## Supplied data:
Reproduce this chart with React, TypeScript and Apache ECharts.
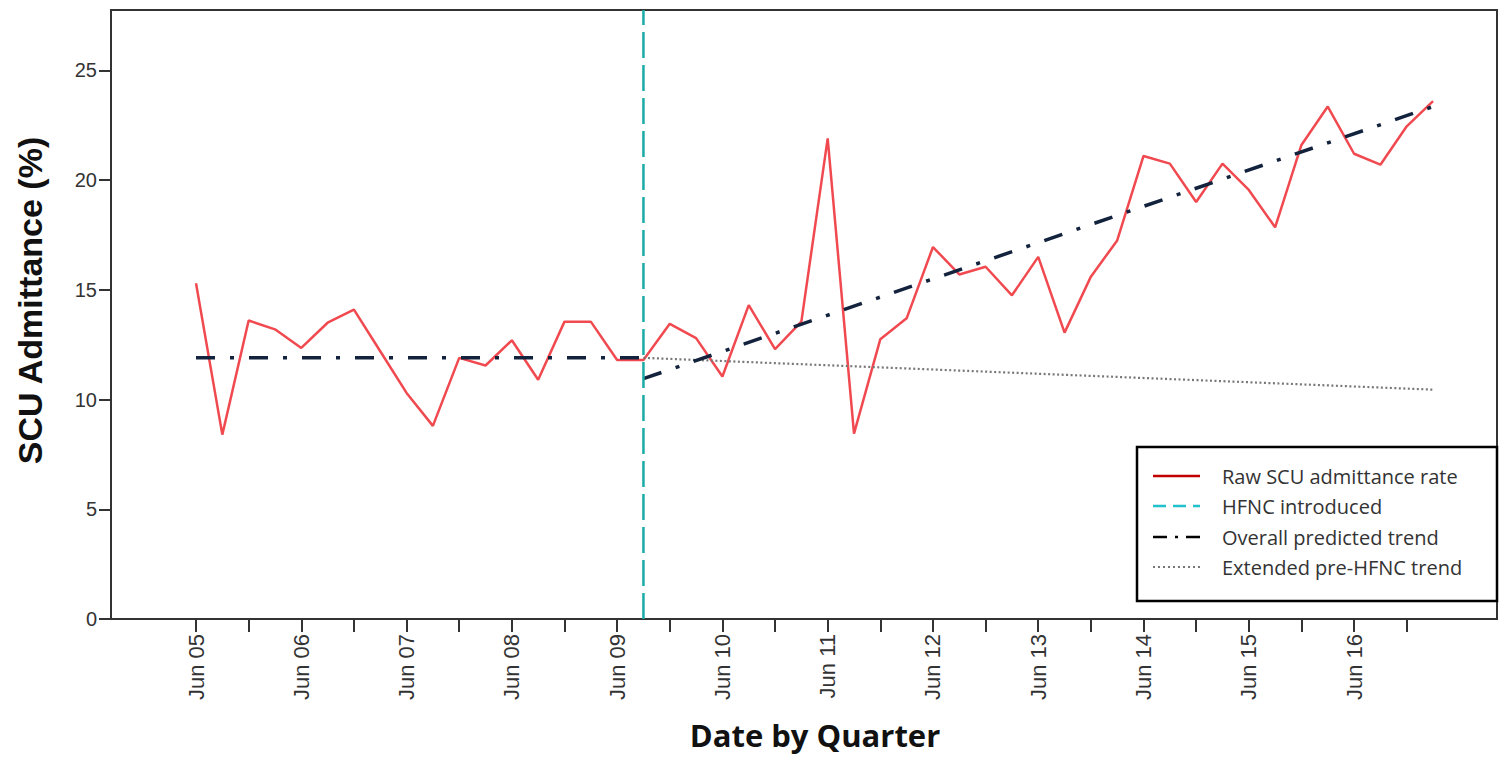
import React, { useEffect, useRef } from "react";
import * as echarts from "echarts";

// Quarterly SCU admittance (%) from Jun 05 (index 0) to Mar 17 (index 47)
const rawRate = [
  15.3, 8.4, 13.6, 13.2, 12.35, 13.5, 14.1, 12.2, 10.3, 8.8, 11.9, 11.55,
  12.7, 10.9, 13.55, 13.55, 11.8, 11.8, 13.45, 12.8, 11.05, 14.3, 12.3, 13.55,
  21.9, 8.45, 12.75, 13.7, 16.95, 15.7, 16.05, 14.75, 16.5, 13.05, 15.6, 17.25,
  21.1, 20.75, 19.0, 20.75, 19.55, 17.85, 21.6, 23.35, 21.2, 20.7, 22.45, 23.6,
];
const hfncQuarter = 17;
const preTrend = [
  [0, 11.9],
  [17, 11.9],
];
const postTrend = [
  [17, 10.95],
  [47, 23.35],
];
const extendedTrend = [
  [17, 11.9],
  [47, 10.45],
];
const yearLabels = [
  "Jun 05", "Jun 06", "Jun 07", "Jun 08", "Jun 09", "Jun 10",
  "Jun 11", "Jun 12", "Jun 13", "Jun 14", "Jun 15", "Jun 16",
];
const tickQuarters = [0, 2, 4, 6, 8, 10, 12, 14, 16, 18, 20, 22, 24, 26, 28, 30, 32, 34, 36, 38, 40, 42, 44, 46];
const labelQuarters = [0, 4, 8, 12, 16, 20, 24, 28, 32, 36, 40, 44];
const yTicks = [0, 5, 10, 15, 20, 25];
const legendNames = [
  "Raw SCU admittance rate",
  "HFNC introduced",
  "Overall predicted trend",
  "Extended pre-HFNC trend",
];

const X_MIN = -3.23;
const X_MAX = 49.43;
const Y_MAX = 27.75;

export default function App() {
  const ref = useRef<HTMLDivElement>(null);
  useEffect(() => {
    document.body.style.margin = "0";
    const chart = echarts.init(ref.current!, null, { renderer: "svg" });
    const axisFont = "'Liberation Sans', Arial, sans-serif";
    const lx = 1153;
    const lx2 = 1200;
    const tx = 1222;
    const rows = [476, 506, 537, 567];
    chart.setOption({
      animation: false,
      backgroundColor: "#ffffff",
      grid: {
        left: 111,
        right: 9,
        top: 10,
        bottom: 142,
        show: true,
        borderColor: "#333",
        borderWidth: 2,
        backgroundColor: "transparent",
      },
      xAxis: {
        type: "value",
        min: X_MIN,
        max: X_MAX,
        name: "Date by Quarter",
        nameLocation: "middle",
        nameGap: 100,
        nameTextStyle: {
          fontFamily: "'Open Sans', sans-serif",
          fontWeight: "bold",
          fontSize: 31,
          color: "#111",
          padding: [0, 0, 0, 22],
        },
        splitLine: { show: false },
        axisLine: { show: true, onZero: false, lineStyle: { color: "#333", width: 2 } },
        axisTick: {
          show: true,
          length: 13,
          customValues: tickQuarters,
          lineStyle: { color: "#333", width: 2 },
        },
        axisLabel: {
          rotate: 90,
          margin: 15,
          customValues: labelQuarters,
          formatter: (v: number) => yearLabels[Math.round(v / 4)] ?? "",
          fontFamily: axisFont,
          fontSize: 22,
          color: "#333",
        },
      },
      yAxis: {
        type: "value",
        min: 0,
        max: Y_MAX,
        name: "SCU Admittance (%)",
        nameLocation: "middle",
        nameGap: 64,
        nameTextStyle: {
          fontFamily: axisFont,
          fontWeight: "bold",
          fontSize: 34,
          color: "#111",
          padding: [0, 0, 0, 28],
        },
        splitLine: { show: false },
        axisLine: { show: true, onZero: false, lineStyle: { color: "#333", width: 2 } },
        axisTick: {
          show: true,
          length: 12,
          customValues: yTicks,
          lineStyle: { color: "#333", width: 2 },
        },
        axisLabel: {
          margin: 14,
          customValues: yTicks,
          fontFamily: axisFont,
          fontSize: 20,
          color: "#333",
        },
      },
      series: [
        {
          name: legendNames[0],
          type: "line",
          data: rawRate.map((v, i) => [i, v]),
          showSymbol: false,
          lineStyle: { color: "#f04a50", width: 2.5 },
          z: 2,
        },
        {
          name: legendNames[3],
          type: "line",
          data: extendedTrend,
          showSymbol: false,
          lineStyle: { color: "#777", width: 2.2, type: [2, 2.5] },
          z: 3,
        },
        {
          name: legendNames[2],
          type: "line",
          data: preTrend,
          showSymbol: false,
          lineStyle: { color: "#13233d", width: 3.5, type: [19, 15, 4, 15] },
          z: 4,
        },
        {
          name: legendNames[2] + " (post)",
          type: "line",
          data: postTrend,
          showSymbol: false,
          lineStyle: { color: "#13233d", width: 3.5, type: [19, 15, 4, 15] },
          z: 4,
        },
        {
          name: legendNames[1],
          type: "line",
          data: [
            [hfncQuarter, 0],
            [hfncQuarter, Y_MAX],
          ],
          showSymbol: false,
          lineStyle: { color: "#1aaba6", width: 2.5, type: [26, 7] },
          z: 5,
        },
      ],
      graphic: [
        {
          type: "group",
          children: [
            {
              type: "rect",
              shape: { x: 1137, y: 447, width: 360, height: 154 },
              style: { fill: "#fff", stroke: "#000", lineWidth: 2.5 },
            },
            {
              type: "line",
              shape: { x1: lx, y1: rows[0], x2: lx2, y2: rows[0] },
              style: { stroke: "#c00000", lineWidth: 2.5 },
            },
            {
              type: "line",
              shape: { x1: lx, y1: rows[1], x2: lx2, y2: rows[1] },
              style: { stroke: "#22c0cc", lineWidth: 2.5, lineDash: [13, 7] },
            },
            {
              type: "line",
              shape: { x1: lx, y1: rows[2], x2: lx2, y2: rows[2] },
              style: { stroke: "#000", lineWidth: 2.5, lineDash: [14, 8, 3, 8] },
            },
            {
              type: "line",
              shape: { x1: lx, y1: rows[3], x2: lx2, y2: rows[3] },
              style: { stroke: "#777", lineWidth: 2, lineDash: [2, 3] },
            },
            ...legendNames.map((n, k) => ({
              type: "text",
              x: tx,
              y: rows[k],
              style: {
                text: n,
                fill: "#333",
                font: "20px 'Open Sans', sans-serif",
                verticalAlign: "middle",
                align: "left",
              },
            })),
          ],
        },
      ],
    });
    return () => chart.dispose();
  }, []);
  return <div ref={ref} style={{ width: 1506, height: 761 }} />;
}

## Task objective:
Set the pictures aside and transcribe the data above exactly.

## Exercise answer:
Reproduce this chart with React, TypeScript and Apache ECharts.
import React, { useEffect, useRef } from "react";
import * as echarts from "echarts";

// Quarterly SCU admittance (%) from Jun 05 (index 0) to Mar 17 (index 47)
const rawRate = [
  15.3, 8.4, 13.6, 13.2, 12.35, 13.5, 14.1, 12.2, 10.3, 8.8, 11.9, 11.55,
  12.7, 10.9, 13.55, 13.55, 11.8, 11.8, 13.45, 12.8, 11.05, 14.3, 12.3, 13.55,
  21.9, 8.45, 12.75, 13.7, 16.95, 15.7, 16.05, 14.75, 16.5, 13.05, 15.6, 17.25,
  21.1, 20.75, 19.0, 20.75, 19.55, 17.85, 21.6, 23.35, 21.2, 20.7, 22.45, 23.6,
];
const hfncQuarter = 17;
const preTrend = [
  [0, 11.9],
  [17, 11.9],
];
const postTrend = [
  [17, 10.95],
  [47, 23.35],
];
const extendedTrend = [
  [17, 11.9],
  [47, 10.45],
];
const yearLabels = [
  "Jun 05", "Jun 06", "Jun 07", "Jun 08", "Jun 09", "Jun 10",
  "Jun 11", "Jun 12", "Jun 13", "Jun 14", "Jun 15", "Jun 16",
];
const tickQuarters = [0, 2, 4, 6, 8, 10, 12, 14, 16, 18, 20, 22, 24, 26, 28, 30, 32, 34, 36, 38, 40, 42, 44, 46];
const labelQuarters = [0, 4, 8, 12, 16, 20, 24, 28, 32, 36, 40, 44];
const yTicks = [0, 5, 10, 15, 20, 25];
const legendNames = [
  "Raw SCU admittance rate",
  "HFNC introduced",
  "Overall predicted trend",
  "Extended pre-HFNC trend",
];

const X_MIN = -3.23;
const X_MAX = 49.43;
const Y_MAX = 27.75;

export default function App() {
  const ref = useRef<HTMLDivElement>(null);
  useEffect(() => {
    document.body.style.margin = "0";
    const chart = echarts.init(ref.current!, null, { renderer: "svg" });
    const axisFont = "'Liberation Sans', Arial, sans-serif";
    const lx = 1153;
    const lx2 = 1200;
    const tx = 1222;
    const rows = [476, 506, 537, 567];
    chart.setOption({
      animation: false,
      backgroundColor: "#ffffff",
      grid: {
        left: 111,
        right: 9,
        top: 10,
        bottom: 142,
        show: true,
        borderColor: "#333",
        borderWidth: 2,
        backgroundColor: "transparent",
      },
      xAxis: {
        type: "value",
        min: X_MIN,
        max: X_MAX,
        name: "Date by Quarter",
        nameLocation: "middle",
        nameGap: 100,
        nameTextStyle: {
          fontFamily: "'Open Sans', sans-serif",
          fontWeight: "bold",
          fontSize: 31,
          color: "#111",
          padding: [0, 0, 0, 22],
        },
        splitLine: { show: false },
        axisLine: { show: true, onZero: false, lineStyle: { color: "#333", width: 2 } },
        axisTick: {
          show: true,
          length: 13,
          customValues: tickQuarters,
          lineStyle: { color: "#333", width: 2 },
        },
        axisLabel: {
          rotate: 90,
          margin: 15,
          customValues: labelQuarters,
          formatter: (v: number) => yearLabels[Math.round(v / 4)] ?? "",
          fontFamily: axisFont,
          fontSize: 22,
          color: "#333",
        },
      },
      yAxis: {
        type: "value",
        min: 0,
        max: Y_MAX,
        name: "SCU Admittance (%)",
        nameLocation: "middle",
        nameGap: 64,
        nameTextStyle: {
          fontFamily: axisFont,
          fontWeight: "bold",
          fontSize: 34,
          color: "#111",
          padding: [0, 0, 0, 28],
        },
        splitLine: { show: false },
        axisLine: { show: true, onZero: false, lineStyle: { color: "#333", width: 2 } },
        axisTick: {
          show: true,
          length: 12,
          customValues: yTicks,
          lineStyle: { color: "#333", width: 2 },
        },
        axisLabel: {
          margin: 14,
          customValues: yTicks,
          fontFamily: axisFont,
          fontSize: 20,
          color: "#333",
        },
      },
      series: [
        {
          name: legendNames[0],
          type: "line",
          data: rawRate.map((v, i) => [i, v]),
          showSymbol: false,
          lineStyle: { color: "#f04a50", width: 2.5 },
          z: 2,
        },
        {
          name: legendNames[3],
          type: "line",
          data: extendedTrend,
          showSymbol: false,
          lineStyle: { color: "#777", width: 2.2, type: [2, 2.5] },
          z: 3,
        },
        {
          name: legendNames[2],
          type: "line",
          data: preTrend,
          showSymbol: false,
          lineStyle: { color: "#13233d", width: 3.5, type: [19, 15, 4, 15] },
          z: 4,
        },
        {
          name: legendNames[2] + " (post)",
          type: "line",
          data: postTrend,
          showSymbol: false,
          lineStyle: { color: "#13233d", width: 3.5, type: [19, 15, 4, 15] },
          z: 4,
        },
        {
          name: legendNames[1],
          type: "line",
          data: [
            [hfncQuarter, 0],
            [hfncQuarter, Y_MAX],
          ],
          showSymbol: false,
          lineStyle: { color: "#1aaba6", width: 2.5, type: [26, 7] },
          z: 5,
        },
      ],
      graphic: [
        {
          type: "group",
          children: [
            {
              type: "rect",
              shape: { x: 1137, y: 447, width: 360, height: 154 },
              style: { fill: "#fff", stroke: "#000", lineWidth: 2.5 },
            },
            {
              type: "line",
              shape: { x1: lx, y1: rows[0], x2: lx2, y2: rows[0] },
              style: { stroke: "#c00000", lineWidth: 2.5 },
            },
            {
              type: "line",
              shape: { x1: lx, y1: rows[1], x2: lx2, y2: rows[1] },
              style: { stroke: "#22c0cc", lineWidth: 2.5, lineDash: [13, 7] },
            },
            {
              type: "line",
              shape: { x1: lx, y1: rows[2], x2: lx2, y2: rows[2] },
              style: { stroke: "#000", lineWidth: 2.5, lineDash: [14, 8, 3, 8] },
            },
            {
              type: "line",
              shape: { x1: lx, y1: rows[3], x2: lx2, y2: rows[3] },
              style: { stroke: "#777", lineWidth: 2, lineDash: [2, 3] },
            },
            ...legendNames.map((n, k) => ({
              type: "text",
              x: tx,
              y: rows[k],
              style: {
                text: n,
                fill: "#333",
                font: "20px 'Open Sans', sans-serif",
                verticalAlign: "middle",
                align: "left",
              },
            })),
          ],
        },
      ],
    });
    return () => chart.dispose();
  }, []);
  return <div ref={ref} style={{ width: 1506, height: 761 }} />;
}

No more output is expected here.